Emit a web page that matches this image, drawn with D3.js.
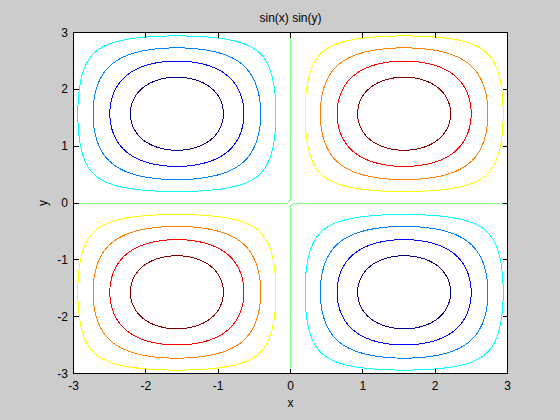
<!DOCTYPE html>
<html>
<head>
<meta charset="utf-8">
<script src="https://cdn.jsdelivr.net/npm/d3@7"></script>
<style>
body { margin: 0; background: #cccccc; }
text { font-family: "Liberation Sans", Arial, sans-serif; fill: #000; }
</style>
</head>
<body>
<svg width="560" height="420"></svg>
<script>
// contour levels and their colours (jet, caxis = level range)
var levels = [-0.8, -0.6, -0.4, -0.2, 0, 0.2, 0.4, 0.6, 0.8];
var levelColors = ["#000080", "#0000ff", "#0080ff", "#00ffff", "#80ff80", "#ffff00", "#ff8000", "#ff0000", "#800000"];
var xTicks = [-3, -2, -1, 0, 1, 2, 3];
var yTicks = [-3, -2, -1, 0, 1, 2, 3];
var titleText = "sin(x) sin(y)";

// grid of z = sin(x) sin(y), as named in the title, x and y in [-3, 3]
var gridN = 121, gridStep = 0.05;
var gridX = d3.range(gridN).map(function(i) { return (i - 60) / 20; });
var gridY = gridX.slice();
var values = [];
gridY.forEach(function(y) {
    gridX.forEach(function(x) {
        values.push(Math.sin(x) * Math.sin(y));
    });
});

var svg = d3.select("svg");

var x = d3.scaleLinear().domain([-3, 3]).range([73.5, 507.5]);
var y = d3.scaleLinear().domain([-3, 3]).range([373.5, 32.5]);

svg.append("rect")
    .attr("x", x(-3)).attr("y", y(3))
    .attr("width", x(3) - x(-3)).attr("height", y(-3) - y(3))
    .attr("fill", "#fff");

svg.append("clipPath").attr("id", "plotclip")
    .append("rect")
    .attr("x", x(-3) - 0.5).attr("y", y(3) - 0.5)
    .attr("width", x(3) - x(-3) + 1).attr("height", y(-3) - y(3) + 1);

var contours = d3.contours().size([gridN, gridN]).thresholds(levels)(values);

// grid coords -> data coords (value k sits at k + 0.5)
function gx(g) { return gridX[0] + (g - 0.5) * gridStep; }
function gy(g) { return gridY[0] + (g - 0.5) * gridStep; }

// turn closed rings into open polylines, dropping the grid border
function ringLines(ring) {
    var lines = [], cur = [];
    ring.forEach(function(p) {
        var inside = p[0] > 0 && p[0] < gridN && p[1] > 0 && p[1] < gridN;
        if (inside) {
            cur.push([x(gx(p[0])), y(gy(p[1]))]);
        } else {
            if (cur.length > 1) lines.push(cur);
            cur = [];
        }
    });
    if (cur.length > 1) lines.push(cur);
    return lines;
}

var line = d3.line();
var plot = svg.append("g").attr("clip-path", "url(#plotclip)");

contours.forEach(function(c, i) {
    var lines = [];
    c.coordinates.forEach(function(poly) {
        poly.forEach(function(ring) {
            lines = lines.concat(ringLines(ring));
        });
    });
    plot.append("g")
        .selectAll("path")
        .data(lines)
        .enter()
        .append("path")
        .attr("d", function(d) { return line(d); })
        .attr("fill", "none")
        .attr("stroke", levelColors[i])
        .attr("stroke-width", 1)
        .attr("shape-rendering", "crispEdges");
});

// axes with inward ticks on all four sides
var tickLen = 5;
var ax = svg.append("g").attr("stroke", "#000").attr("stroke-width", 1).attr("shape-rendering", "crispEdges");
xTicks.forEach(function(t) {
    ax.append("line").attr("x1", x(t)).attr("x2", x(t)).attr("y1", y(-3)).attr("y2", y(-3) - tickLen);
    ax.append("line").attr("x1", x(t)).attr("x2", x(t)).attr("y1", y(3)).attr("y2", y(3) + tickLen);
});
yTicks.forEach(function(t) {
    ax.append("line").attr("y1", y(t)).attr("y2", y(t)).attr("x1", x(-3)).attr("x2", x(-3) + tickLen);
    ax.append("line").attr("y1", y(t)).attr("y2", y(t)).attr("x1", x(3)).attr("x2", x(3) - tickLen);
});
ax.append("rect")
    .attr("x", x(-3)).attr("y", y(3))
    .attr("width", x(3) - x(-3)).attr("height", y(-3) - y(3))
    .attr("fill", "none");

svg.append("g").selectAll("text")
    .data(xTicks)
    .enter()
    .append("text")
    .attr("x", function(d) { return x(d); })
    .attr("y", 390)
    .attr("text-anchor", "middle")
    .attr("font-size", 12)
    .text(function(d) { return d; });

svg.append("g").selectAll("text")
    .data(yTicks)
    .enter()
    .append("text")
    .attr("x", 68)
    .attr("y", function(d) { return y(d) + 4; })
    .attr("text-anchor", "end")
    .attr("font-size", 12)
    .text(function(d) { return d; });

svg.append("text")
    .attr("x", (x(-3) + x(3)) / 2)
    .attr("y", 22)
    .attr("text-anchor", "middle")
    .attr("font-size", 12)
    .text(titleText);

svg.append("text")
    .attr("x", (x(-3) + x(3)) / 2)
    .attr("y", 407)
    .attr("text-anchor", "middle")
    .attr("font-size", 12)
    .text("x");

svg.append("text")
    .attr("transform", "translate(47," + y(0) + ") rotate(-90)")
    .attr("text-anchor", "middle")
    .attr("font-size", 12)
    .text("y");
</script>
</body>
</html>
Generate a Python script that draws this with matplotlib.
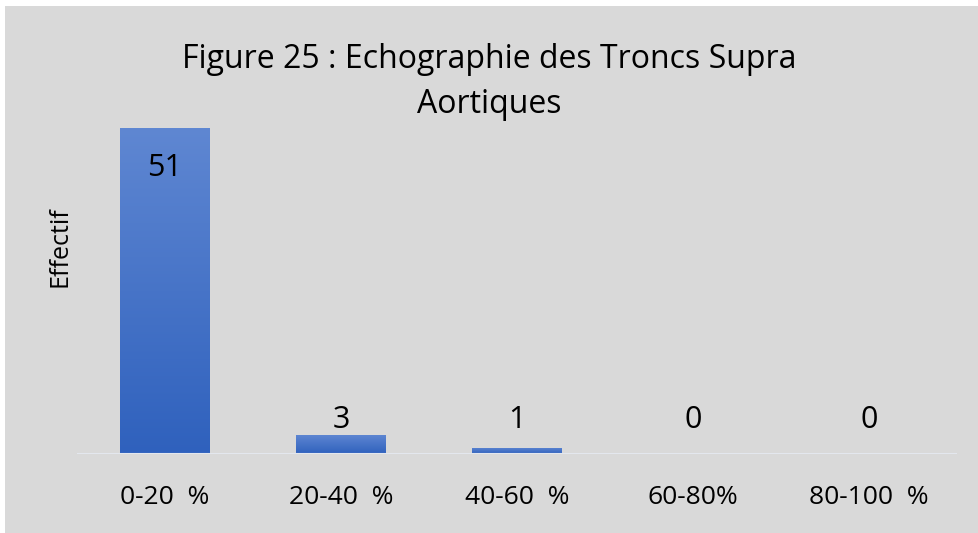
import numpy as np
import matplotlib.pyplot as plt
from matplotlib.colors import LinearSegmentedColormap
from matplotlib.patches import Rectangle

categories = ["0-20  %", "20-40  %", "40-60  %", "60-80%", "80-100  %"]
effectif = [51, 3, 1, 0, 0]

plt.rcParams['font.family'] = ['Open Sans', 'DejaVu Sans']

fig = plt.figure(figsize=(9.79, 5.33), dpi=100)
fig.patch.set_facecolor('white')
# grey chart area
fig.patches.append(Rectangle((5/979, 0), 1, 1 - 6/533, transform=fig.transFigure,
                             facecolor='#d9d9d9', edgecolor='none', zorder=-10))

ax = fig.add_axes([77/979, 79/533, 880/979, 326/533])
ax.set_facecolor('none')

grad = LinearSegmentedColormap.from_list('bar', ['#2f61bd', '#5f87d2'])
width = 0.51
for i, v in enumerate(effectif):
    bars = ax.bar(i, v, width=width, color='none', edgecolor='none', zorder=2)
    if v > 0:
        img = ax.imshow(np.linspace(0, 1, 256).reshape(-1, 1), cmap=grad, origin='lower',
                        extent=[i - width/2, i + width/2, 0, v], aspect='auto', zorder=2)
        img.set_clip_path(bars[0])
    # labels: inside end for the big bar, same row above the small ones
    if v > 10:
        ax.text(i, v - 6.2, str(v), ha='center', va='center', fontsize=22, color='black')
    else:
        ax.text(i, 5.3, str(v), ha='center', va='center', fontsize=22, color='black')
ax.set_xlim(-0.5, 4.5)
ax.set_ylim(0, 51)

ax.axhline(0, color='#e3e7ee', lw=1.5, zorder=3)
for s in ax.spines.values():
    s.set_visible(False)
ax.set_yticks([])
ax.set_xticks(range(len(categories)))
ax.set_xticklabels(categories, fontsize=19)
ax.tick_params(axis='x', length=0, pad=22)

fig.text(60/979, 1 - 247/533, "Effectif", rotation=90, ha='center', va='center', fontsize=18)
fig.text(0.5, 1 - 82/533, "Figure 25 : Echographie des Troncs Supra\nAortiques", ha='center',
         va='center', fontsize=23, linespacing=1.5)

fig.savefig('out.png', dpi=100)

---

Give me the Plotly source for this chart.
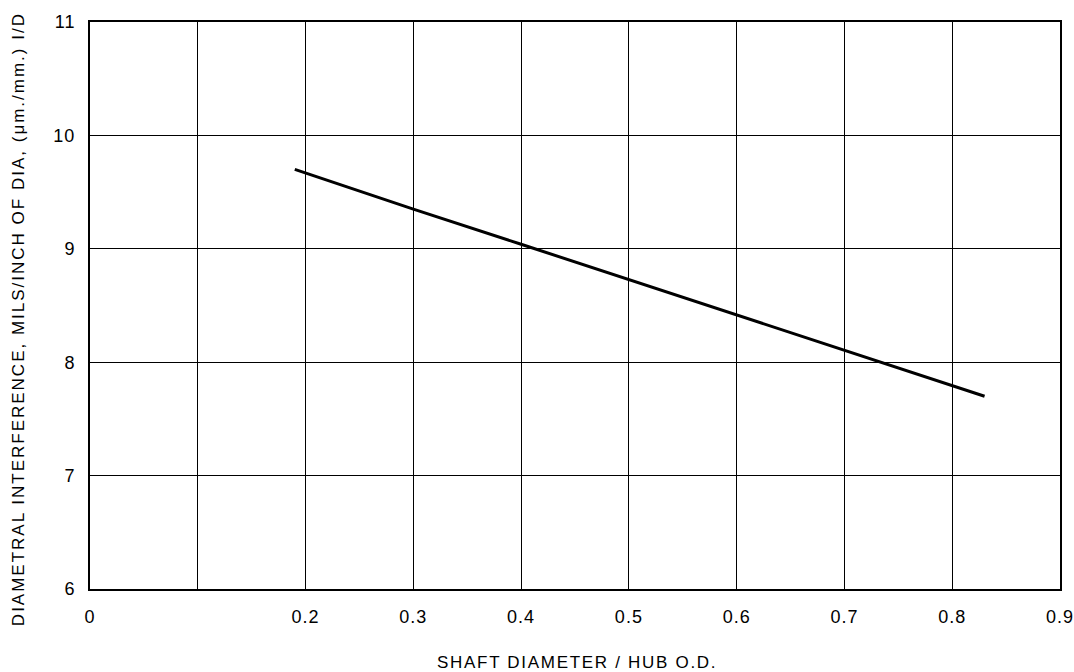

==

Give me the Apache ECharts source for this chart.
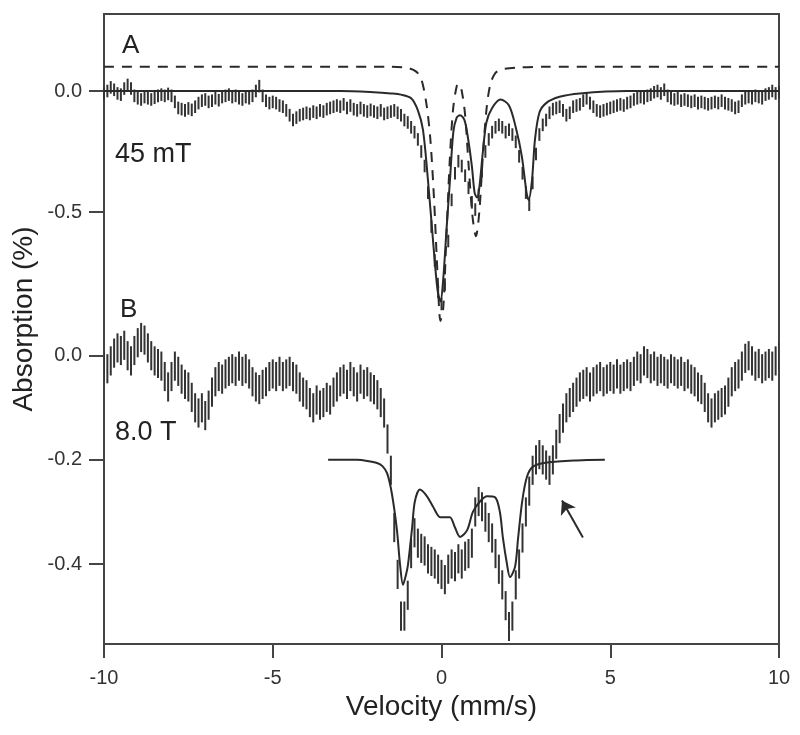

Task requirements
Copy only what runs above from the line containing "Generate a Python" through the line containing "ax.set_facecolor('none')", exactly. Leave out the pictures.

Task result
Generate a Python script that draws this with matplotlib.
import numpy as np
import matplotlib.pyplot as plt
from matplotlib.colors import LinearSegmentedColormap
from matplotlib.patches import Rectangle

categories = ["0-20  %", "20-40  %", "40-60  %", "60-80%", "80-100  %"]
effectif = [51, 3, 1, 0, 0]

plt.rcParams['font.family'] = ['Open Sans', 'DejaVu Sans']

fig = plt.figure(figsize=(9.79, 5.33), dpi=100)
fig.patch.set_facecolor('white')
# grey chart area
fig.patches.append(Rectangle((5/979, 0), 1, 1 - 6/533, transform=fig.transFigure,
                             facecolor='#d9d9d9', edgecolor='none', zorder=-10))

ax = fig.add_axes([77/979, 79/533, 880/979, 326/533])
ax.set_facecolor('none')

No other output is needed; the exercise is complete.